• WHAT THE TASK REQUIRES:
Copy nothing but the text: reproduce each line of the listing exactly and leave the pictures out.

---------- DATA SEGMENT ----------

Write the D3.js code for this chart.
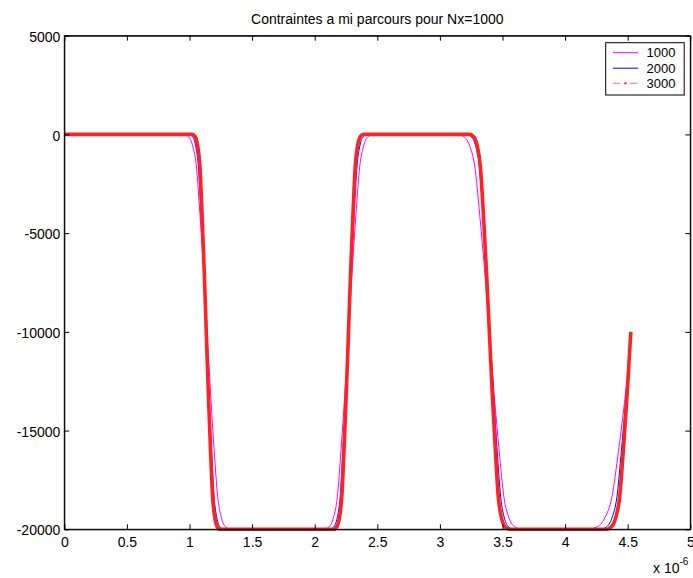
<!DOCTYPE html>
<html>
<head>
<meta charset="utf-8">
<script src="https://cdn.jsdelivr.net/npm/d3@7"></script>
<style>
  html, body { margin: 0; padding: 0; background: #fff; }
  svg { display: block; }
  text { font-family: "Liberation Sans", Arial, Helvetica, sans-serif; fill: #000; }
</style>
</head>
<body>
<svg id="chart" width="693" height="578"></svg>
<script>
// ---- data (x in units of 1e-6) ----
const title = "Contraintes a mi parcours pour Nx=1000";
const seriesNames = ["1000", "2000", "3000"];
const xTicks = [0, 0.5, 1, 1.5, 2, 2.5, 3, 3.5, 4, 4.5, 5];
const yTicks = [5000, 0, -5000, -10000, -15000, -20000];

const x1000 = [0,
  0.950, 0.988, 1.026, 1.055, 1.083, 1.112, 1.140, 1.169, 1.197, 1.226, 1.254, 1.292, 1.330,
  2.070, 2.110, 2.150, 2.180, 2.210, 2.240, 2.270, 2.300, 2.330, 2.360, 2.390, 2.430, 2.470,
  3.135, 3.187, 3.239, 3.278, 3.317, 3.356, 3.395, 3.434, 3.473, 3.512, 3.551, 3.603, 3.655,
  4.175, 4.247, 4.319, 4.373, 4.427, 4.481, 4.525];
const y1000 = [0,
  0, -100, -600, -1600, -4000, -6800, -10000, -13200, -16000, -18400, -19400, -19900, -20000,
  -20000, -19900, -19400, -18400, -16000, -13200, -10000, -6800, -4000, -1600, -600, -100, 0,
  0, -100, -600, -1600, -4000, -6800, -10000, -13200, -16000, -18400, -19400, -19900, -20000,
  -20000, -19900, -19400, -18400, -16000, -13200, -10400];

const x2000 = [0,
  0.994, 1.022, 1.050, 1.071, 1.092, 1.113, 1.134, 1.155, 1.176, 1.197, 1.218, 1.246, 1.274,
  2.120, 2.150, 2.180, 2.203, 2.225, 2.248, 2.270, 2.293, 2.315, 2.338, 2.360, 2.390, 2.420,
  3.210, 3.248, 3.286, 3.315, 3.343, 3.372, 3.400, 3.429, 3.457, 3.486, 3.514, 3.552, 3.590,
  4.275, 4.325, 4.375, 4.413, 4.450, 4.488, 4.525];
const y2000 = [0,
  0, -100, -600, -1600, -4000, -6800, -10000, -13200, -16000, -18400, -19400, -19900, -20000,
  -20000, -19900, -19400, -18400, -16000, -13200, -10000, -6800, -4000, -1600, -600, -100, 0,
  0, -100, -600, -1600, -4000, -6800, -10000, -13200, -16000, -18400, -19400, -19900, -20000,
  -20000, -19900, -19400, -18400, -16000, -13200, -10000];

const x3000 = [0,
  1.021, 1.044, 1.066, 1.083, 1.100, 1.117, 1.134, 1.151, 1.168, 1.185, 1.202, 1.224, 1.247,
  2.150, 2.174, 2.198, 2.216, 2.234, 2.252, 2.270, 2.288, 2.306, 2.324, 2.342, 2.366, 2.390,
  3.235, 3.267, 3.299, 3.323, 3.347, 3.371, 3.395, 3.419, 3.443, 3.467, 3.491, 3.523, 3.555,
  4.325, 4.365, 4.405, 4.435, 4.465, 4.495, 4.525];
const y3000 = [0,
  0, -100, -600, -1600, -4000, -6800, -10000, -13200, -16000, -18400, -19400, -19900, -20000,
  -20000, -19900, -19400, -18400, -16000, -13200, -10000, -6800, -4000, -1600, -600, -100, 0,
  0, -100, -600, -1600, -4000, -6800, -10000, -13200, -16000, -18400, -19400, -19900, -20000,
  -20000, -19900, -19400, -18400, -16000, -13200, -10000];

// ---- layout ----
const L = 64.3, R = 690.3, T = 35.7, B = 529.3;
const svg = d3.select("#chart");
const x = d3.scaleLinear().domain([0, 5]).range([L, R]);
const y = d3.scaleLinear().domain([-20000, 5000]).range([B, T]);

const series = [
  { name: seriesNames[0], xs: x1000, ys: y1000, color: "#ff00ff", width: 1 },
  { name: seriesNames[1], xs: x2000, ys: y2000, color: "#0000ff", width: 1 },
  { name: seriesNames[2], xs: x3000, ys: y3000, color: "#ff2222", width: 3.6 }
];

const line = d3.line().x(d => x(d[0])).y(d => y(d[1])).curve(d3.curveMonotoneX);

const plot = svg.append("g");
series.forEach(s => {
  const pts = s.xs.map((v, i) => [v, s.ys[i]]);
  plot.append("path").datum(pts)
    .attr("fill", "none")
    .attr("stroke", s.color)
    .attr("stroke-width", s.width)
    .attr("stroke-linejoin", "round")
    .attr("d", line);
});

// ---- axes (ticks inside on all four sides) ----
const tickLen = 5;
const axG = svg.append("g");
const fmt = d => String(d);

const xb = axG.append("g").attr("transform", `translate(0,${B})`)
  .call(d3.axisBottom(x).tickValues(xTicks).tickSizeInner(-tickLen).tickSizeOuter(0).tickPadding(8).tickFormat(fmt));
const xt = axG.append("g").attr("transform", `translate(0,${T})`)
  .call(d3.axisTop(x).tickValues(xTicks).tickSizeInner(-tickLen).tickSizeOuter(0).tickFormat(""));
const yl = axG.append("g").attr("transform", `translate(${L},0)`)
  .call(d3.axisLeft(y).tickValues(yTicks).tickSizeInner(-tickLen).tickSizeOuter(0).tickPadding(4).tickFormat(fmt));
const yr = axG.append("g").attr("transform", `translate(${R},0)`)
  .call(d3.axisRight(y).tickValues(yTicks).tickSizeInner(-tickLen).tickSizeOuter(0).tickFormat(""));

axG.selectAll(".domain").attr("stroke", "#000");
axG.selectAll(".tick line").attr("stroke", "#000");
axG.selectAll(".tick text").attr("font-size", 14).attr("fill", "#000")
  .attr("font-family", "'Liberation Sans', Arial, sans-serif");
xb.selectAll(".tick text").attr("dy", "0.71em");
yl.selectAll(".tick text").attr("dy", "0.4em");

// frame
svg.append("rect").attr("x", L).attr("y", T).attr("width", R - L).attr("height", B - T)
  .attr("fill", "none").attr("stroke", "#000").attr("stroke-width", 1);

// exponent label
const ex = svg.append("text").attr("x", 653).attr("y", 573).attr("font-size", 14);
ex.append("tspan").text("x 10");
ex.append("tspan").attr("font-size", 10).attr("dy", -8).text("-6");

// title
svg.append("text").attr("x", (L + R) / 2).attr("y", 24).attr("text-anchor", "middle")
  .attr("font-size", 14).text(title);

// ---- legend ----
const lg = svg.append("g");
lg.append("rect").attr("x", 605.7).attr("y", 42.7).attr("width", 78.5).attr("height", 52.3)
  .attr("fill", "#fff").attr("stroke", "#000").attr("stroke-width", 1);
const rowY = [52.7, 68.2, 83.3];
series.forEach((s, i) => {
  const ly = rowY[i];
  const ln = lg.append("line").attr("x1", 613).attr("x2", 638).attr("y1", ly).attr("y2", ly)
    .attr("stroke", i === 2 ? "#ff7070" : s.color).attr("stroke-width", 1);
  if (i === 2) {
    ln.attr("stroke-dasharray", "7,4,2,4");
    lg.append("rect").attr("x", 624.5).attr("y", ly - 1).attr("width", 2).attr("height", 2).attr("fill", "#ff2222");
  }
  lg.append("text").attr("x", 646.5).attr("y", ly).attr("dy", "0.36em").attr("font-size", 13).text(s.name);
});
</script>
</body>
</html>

----------

• EXERCISE ANSWER:
Write the D3.js code for this chart.
<!DOCTYPE html>
<html>
<head>
<meta charset="utf-8">
<script src="https://cdn.jsdelivr.net/npm/d3@7"></script>
<style>
  html, body { margin: 0; padding: 0; background: #fff; }
  svg { display: block; }
  text { font-family: "Liberation Sans", Arial, Helvetica, sans-serif; fill: #000; }
</style>
</head>
<body>
<svg id="chart" width="693" height="578"></svg>
<script>
// ---- data (x in units of 1e-6) ----
const title = "Contraintes a mi parcours pour Nx=1000";
const seriesNames = ["1000", "2000", "3000"];
const xTicks = [0, 0.5, 1, 1.5, 2, 2.5, 3, 3.5, 4, 4.5, 5];
const yTicks = [5000, 0, -5000, -10000, -15000, -20000];

const x1000 = [0,
  0.950, 0.988, 1.026, 1.055, 1.083, 1.112, 1.140, 1.169, 1.197, 1.226, 1.254, 1.292, 1.330,
  2.070, 2.110, 2.150, 2.180, 2.210, 2.240, 2.270, 2.300, 2.330, 2.360, 2.390, 2.430, 2.470,
  3.135, 3.187, 3.239, 3.278, 3.317, 3.356, 3.395, 3.434, 3.473, 3.512, 3.551, 3.603, 3.655,
  4.175, 4.247, 4.319, 4.373, 4.427, 4.481, 4.525];
const y1000 = [0,
  0, -100, -600, -1600, -4000, -6800, -10000, -13200, -16000, -18400, -19400, -19900, -20000,
  -20000, -19900, -19400, -18400, -16000, -13200, -10000, -6800, -4000, -1600, -600, -100, 0,
  0, -100, -600, -1600, -4000, -6800, -10000, -13200, -16000, -18400, -19400, -19900, -20000,
  -20000, -19900, -19400, -18400, -16000, -13200, -10400];

const x2000 = [0,
  0.994, 1.022, 1.050, 1.071, 1.092, 1.113, 1.134, 1.155, 1.176, 1.197, 1.218, 1.246, 1.274,
  2.120, 2.150, 2.180, 2.203, 2.225, 2.248, 2.270, 2.293, 2.315, 2.338, 2.360, 2.390, 2.420,
  3.210, 3.248, 3.286, 3.315, 3.343, 3.372, 3.400, 3.429, 3.457, 3.486, 3.514, 3.552, 3.590,
  4.275, 4.325, 4.375, 4.413, 4.450, 4.488, 4.525];
const y2000 = [0,
  0, -100, -600, -1600, -4000, -6800, -10000, -13200, -16000, -18400, -19400, -19900, -20000,
  -20000, -19900, -19400, -18400, -16000, -13200, -10000, -6800, -4000, -1600, -600, -100, 0,
  0, -100, -600, -1600, -4000, -6800, -10000, -13200, -16000, -18400, -19400, -19900, -20000,
  -20000, -19900, -19400, -18400, -16000, -13200, -10000];

const x3000 = [0,
  1.021, 1.044, 1.066, 1.083, 1.100, 1.117, 1.134, 1.151, 1.168, 1.185, 1.202, 1.224, 1.247,
  2.150, 2.174, 2.198, 2.216, 2.234, 2.252, 2.270, 2.288, 2.306, 2.324, 2.342, 2.366, 2.390,
  3.235, 3.267, 3.299, 3.323, 3.347, 3.371, 3.395, 3.419, 3.443, 3.467, 3.491, 3.523, 3.555,
  4.325, 4.365, 4.405, 4.435, 4.465, 4.495, 4.525];
const y3000 = [0,
  0, -100, -600, -1600, -4000, -6800, -10000, -13200, -16000, -18400, -19400, -19900, -20000,
  -20000, -19900, -19400, -18400, -16000, -13200, -10000, -6800, -4000, -1600, -600, -100, 0,
  0, -100, -600, -1600, -4000, -6800, -10000, -13200, -16000, -18400, -19400, -19900, -20000,
  -20000, -19900, -19400, -18400, -16000, -13200, -10000];

// ---- layout ----
const L = 64.3, R = 690.3, T = 35.7, B = 529.3;
const svg = d3.select("#chart");
const x = d3.scaleLinear().domain([0, 5]).range([L, R]);
const y = d3.scaleLinear().domain([-20000, 5000]).range([B, T]);

const series = [
  { name: seriesNames[0], xs: x1000, ys: y1000, color: "#ff00ff", width: 1 },
  { name: seriesNames[1], xs: x2000, ys: y2000, color: "#0000ff", width: 1 },
  { name: seriesNames[2], xs: x3000, ys: y3000, color: "#ff2222", width: 3.6 }
];

const line = d3.line().x(d => x(d[0])).y(d => y(d[1])).curve(d3.curveMonotoneX);

const plot = svg.append("g");
series.forEach(s => {
  const pts = s.xs.map((v, i) => [v, s.ys[i]]);
  plot.append("path").datum(pts)
    .attr("fill", "none")
    .attr("stroke", s.color)
    .attr("stroke-width", s.width)
    .attr("stroke-linejoin", "round")
    .attr("d", line);
});

// ---- axes (ticks inside on all four sides) ----
const tickLen = 5;
const axG = svg.append("g");
const fmt = d => String(d);

const xb = axG.append("g").attr("transform", `translate(0,${B})`)
  .call(d3.axisBottom(x).tickValues(xTicks).tickSizeInner(-tickLen).tickSizeOuter(0).tickPadding(8).tickFormat(fmt));
const xt = axG.append("g").attr("transform", `translate(0,${T})`)
  .call(d3.axisTop(x).tickValues(xTicks).tickSizeInner(-tickLen).tickSizeOuter(0).tickFormat(""));
const yl = axG.append("g").attr("transform", `translate(${L},0)`)
  .call(d3.axisLeft(y).tickValues(yTicks).tickSizeInner(-tickLen).tickSizeOuter(0).tickPadding(4).tickFormat(fmt));
const yr = axG.append("g").attr("transform", `translate(${R},0)`)
  .call(d3.axisRight(y).tickValues(yTicks).tickSizeInner(-tickLen).tickSizeOuter(0).tickFormat(""));

axG.selectAll(".domain").attr("stroke", "#000");
axG.selectAll(".tick line").attr("stroke", "#000");
axG.selectAll(".tick text").attr("font-size", 14).attr("fill", "#000")
  .attr("font-family", "'Liberation Sans', Arial, sans-serif");
xb.selectAll(".tick text").attr("dy", "0.71em");
yl.selectAll(".tick text").attr("dy", "0.4em");

// frame
svg.append("rect").attr("x", L).attr("y", T).attr("width", R - L).attr("height", B - T)
  .attr("fill", "none").attr("stroke", "#000").attr("stroke-width", 1);

// exponent label
const ex = svg.append("text").attr("x", 653).attr("y", 573).attr("font-size", 14);
ex.append("tspan").text("x 10");
ex.append("tspan").attr("font-size", 10).attr("dy", -8).text("-6");

// title
svg.append("text").attr("x", (L + R) / 2).attr("y", 24).attr("text-anchor", "middle")
  .attr("font-size", 14).text(title);

// ---- legend ----
const lg = svg.append("g");
lg.append("rect").attr("x", 605.7).attr("y", 42.7).attr("width", 78.5).attr("height", 52.3)
  .attr("fill", "#fff").attr("stroke", "#000").attr("stroke-width", 1);
const rowY = [52.7, 68.2, 83.3];
series.forEach((s, i) => {
  const ly = rowY[i];
  const ln = lg.append("line").attr("x1", 613).attr("x2", 638).attr("y1", ly).attr("y2", ly)
    .attr("stroke", i === 2 ? "#ff7070" : s.color).attr("stroke-width", 1);
  if (i === 2) {
    ln.attr("stroke-dasharray", "7,4,2,4");
    lg.append("rect").attr("x", 624.5).attr("y", ly - 1).attr("width", 2).attr("height", 2).attr("fill", "#ff2222");
  }
  lg.append("text").attr("x", 646.5).attr("y", ly).attr("dy", "0.36em").attr("font-size", 13).text(s.name);
});
</script>
</body>
</html>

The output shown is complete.